Friday, September 19, 2008

The *blessing* of having a mimicker

My son is a mimicker. Anything and everything. If I take a drink, he takes a drink. If Evan sneezes, you can count on a chorus of sneezes from Jordan. When Evan crawls, Jordan is right there with him. And if a friend falls down, you can bet Jordan will be there to fall down too. I have been really frustrated with his mimcking lately - we can't get him to not do something someone else is doing. But I had a slight epiphany about it today (well, you can call it an epiphany or a rationalization to regain some sanity...)
Pretty much anything I do I see Jordan doing. The other night Mike was teasing me and I tapped his face in protest. Jordan didn't understand and hit Mike in the face and laughed. I realized that I literally need to watch everything I do or say around Jordan.
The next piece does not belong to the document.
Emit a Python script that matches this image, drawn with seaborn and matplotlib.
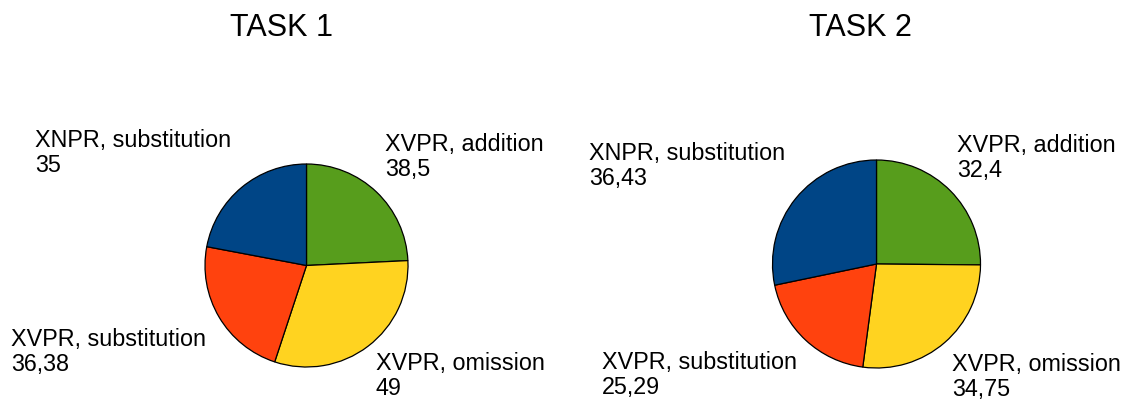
import matplotlib
matplotlib.use("Agg")
import matplotlib.pyplot as plt
import seaborn as sns

W, H = 1125, 407

# categories in drawing order (clockwise from 12 o'clock)
categories = ["XVPR, addition", "XVPR, omission", "XVPR, substitution", "XNPR, substitution"]
task1_values = [38.5, 49, 36.38, 35]
task2_values = [32.4, 34.75, 25.29, 36.43]
titles = ["TASK 1", "TASK 2"]
colors = ["#579D1C", "#FFD320", "#FF420E", "#004586"]

sns.set_theme(style="white")
plt.rcParams["font.family"] = ["Liberation Sans", "DejaVu Sans"]


def fmt(v):
    return f"{v:g}".replace(".", ",")


# pie centre / radius in pixels, title centre, label anchor (left x, first baseline y)
layouts = [
    dict(cx=306.5, cy=265.5, r=101.5, tx=281,
         labels=[(385, 151), (376, 370), (11, 346), (35, 147)]),
    dict(cx=876.5, cy=264.0, r=104.0, tx=860,
         labels=[(957, 152), (952, 371), (602, 369), (589, 160)]),
]

fig = plt.figure(figsize=(W / 100, H / 100), dpi=100)
pad = 1.02

for values, title, lay in zip([task1_values, task2_values], titles, layouts):
    rr = lay["r"] * pad
    ax = fig.add_axes([(lay["cx"] - rr) / W, (H - lay["cy"] - rr) / H,
                       2 * rr / W, 2 * rr / H])
    ax.pie(values, colors=colors, startangle=90, counterclock=False,
           wedgeprops=dict(edgecolor="black", linewidth=0.9))
    ax.set_xlim(-pad, pad)
    ax.set_ylim(-pad, pad)
    ax.set_axis_off()

    fig.text(lay["tx"] / W, 1 - 36 / H, title, ha="center", va="baseline",
             fontsize=22, color="black")

    for cat, val, (lx, ly) in zip(categories, values, lay["labels"]):
        fig.text(lx / W, 1 - ly / H, cat, ha="left", va="baseline",
                 fontsize=16.8, color="black")
        fig.text(lx / W, 1 - (ly + 25) / H, fmt(val), ha="left", va="baseline",
                 fontsize=16.8, color="black")

fig.savefig("out.png", dpi=100, facecolor="white")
In effect, by trying to raise Jordan to be the person I want him to be, I am becoming the person I want to be because I know he will watch everything I do. I can't say those things that I wouldn't want him to say or do those things I wouldn't want him to do. I guess it turns out that having a mimicker is quite the blessing after all because as he grows and understands more, I need to make sure that I am a good model for my little mimicker.


Jordan insisted on being swaddled just like the baby...my little mimicker!

Here we go!

Welcome to my new blog! I just wanted to have a space to share my thoughts about life. I guess I like to day dream...and I like to talk. So, to spare my husband some of my every day ramblings I am going to write them all here.